In this work, we describe the development of a modular continuous flow platform to significantly expedite process chemistry development, enabling rapid and versatile reconfiguration for diverse reaction screening. The system seamlessly integrates various reactor types, including tubular plug flow reactors (PFR), plate reactors, and continuously stirred tank reactors (CSTR), alongside essential hardware components such as pumps, temperature control units, pressure sensors, and flow meters. A programmable logic controller (PLC) and a user-friendly, web-based human-machine interface (HMI) facilitate real-time monitoring and precise control of process parameters from any laboratory computer, while comprehensive data logging supports thorough post-experiment analysis and optimization.

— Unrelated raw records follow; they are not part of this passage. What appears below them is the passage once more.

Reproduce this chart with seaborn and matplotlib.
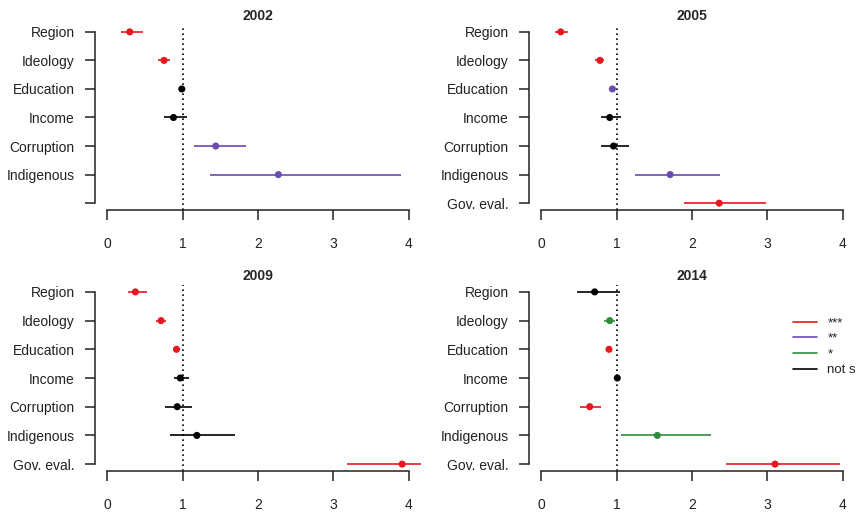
import matplotlib
matplotlib.use("Agg")
import matplotlib.pyplot as plt
from matplotlib.lines import Line2D
import pandas as pd
import seaborn as sns

# Predictor labels, top to bottom
variables = ["Region", "Ideology", "Education", "Income", "Corruption", "Indigenous", "Gov. eval."]

# Odds ratios with 95% confidence bounds and significance class per survey year
est_2002 = [0.30, 0.755, 0.99, 0.88, 1.44, 2.27]
lo_2002 = [0.185, 0.68, 0.96, 0.75, 1.15, 1.36]
hi_2002 = [0.48, 0.83, 1.02, 1.06, 1.84, 3.90]
sig_2002 = ["***", "***", "not s", "not s", "**", "**"]

est_2005 = [0.26, 0.78, 0.945, 0.91, 0.96, 1.71, 2.36]
lo_2005 = [0.19, 0.72, 0.92, 0.79, 0.80, 1.24, 1.90]
hi_2005 = [0.36, 0.83, 0.97, 1.06, 1.16, 2.375, 2.98]
sig_2005 = ["***", "***", "**", "not s", "not s", "**", "***"]

est_2009 = [0.375, 0.715, 0.92, 0.97, 0.93, 1.19, 3.91]
lo_2009 = [0.28, 0.65, 0.90, 0.89, 0.77, 0.84, 3.18]
hi_2009 = [0.53, 0.78, 0.94, 1.08, 1.13, 1.70, 4.16]
sig_2009 = ["***", "***", "***", "not s", "not s", "not s", "***"]

est_2014 = [0.71, 0.91, 0.90, 1.01, 0.645, 1.54, 3.10]
lo_2014 = [0.48, 0.83, 0.88, 0.99, 0.52, 1.06, 2.45]
hi_2014 = [1.05, 0.98, 0.92, 1.03, 0.80, 2.25, 3.96]
sig_2014 = ["not s", "*", "***", "not s", "***", "*", "***"]

years = ["2002", "2005", "2009", "2014"]
panels = {
    "2002": (est_2002, lo_2002, hi_2002, sig_2002),
    "2005": (est_2005, lo_2005, hi_2005, sig_2005),
    "2009": (est_2009, lo_2009, hi_2009, sig_2009),
    "2014": (est_2014, lo_2014, hi_2014, sig_2014),
}

sig_levels = ["***", "**", "*", "not s"]
palette = {"***": "#E8161E", "**": "#6A4BB2", "*": "#2F8A3C", "not s": "#000000"}

sns.set_theme(style="white")
plt.rcParams["font.family"] = ["Liberation Sans", "DejaVu Sans"]

W, H = 859, 515
fig = plt.figure(figsize=(W / 100, H / 100), dpi=100)

# axes boxes in pixels: left, right, top, bottom
boxes = {
    "2002": (95, 421, 25, 210),
    "2005": (529, 855, 25, 210),
    "2009": (95, 421, 285, 471),
    "2014": (529, 855, 285, 471),
}

for year in years:
    est, lo, hi, sig = panels[year]
    n = len(est)
    df = pd.DataFrame({
        "variable": variables[:n],
        "pos": list(range(1, n + 1)),
        "est": est,
        "lo": lo,
        "hi": hi,
        "sig": sig,
    })
    l, r, t, b = boxes[year]
    ax = fig.add_axes([l / W, 1 - b / H, (r - l) / W, (b - t) / H])

    ax.axvline(1, color="black", linestyle=(0, (1, 2.0)), linewidth=1.2, zorder=1)
    for _, row in df.iterrows():
        ax.plot([row["lo"], row["hi"]], [row["pos"], row["pos"]],
                color=palette[row["sig"]], linewidth=1.2, solid_capstyle="butt",
                clip_on=False, zorder=2)
    sns.scatterplot(data=df, x="est", y="pos", hue="sig", palette=palette,
                    hue_order=sig_levels, s=26, edgecolor="none", legend=False,
                    ax=ax, zorder=3, clip_on=False)

    ax.set_xlim(-0.16, 4.16)
    ax.set_ylim(7.24, 0.76)
    ax.set_xticks([0, 1, 2, 3, 4])
    ax.set_xticklabels(["0", "1", "2", "3", "4"])
    ax.set_yticks(list(range(1, 8)))
    ax.set_yticklabels(variables[:n] + [""] * (7 - n))
    ax.set_xlabel("")
    ax.set_ylabel("")
    ax.set_title(year, fontsize=10, fontweight="bold", pad=3.5)

    for side in ["top", "right"]:
        ax.spines[side].set_visible(False)
    for side in ["left", "bottom"]:
        ax.spines[side].set_linewidth(1.1)
        ax.spines[side].set_color("#222222")
    ax.spines["left"].set_bounds(1, 7)
    ax.spines["bottom"].set_bounds(0, 4)
    ax.tick_params(axis="both", direction="out", length=7.5, width=1.1,
                   color="#222222", labelsize=10, labelcolor="#222222",
                   left=True, bottom=True)
    ax.tick_params(axis="x", pad=12)
    ax.tick_params(axis="y", pad=7)
    ax.grid(False)

    if year == "2014":
        handles = [Line2D([0], [0], color=palette[s], linewidth=1.2) for s in sig_levels]
        fig.legend(handles, sig_levels, loc="upper left",
                   bbox_to_anchor=(793 / W, 1 - 317 / H), frameon=False,
                   fontsize=9.5, handlelength=1.8, handletextpad=0.8,
                   labelspacing=0.26, borderpad=0, borderaxespad=0,
                   labelcolor="#222222")

fig.savefig("out.png", dpi=100)
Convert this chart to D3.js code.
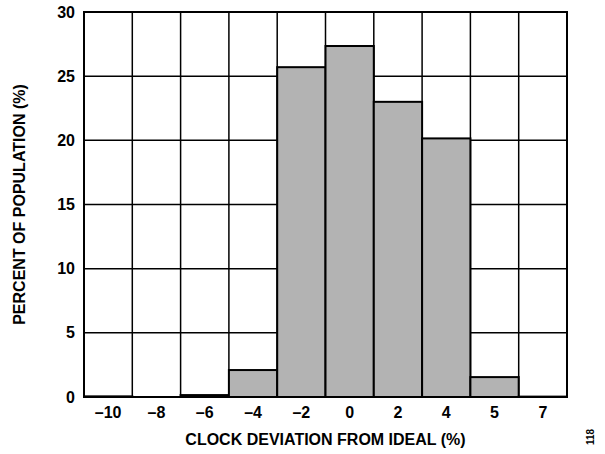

The platform's exceptional versatility and speed were rigorously demonstrated through a series of practical applications. Initially, a proof-of-concept (POC) study was successfully conducted using a Corning Low flow reactor (Figure 1a.) in a PFR configuration, validating the system's core functionality. Subsequently, the platform was rapidly reconfigured, within a matter of days, to incorporate a Corning G1 SiC reactor (Figure 1b.), achieving a substantial 500g production run within a mere two hours. This significant achievement showcased the system's efficient scale-up capabilities and its potential for rapid production. Leveraging the produced material, the platform was further reconfigured into a CSTR (Figure 1c.) within two days, enabling comprehensive kinetic screening of a subsequent synthetic step. This rapid adaptability facilitated complete kinetic screening and POC for a complex continuous flow experiment within a single week, a timeframe that is traditionally associated with significantly longer development cycles in conventional process chemistry.
This improved approach to modular continuous flow platform development represents a notable change in the speed and agility of process development and scale-up, particularly within the pharmaceutical industry. The ability to rapidly reconfigure and adapt the platform to different reactor types and reaction conditions significantly reduces development timelines, minimizes material consumption, and accelerates the transition from laboratory-scale experiments to pilot-scale production. This agility is crucial in the fast-paced pharmaceutical industry, where time-to-market is paramount. By streamlining process development and enabling rapid optimization, this modular platform will significantly impact how pharmaceutical companies develop and scale up chemical processes, ultimately leading to faster access to life-saving medications and improved manufacturing efficiency.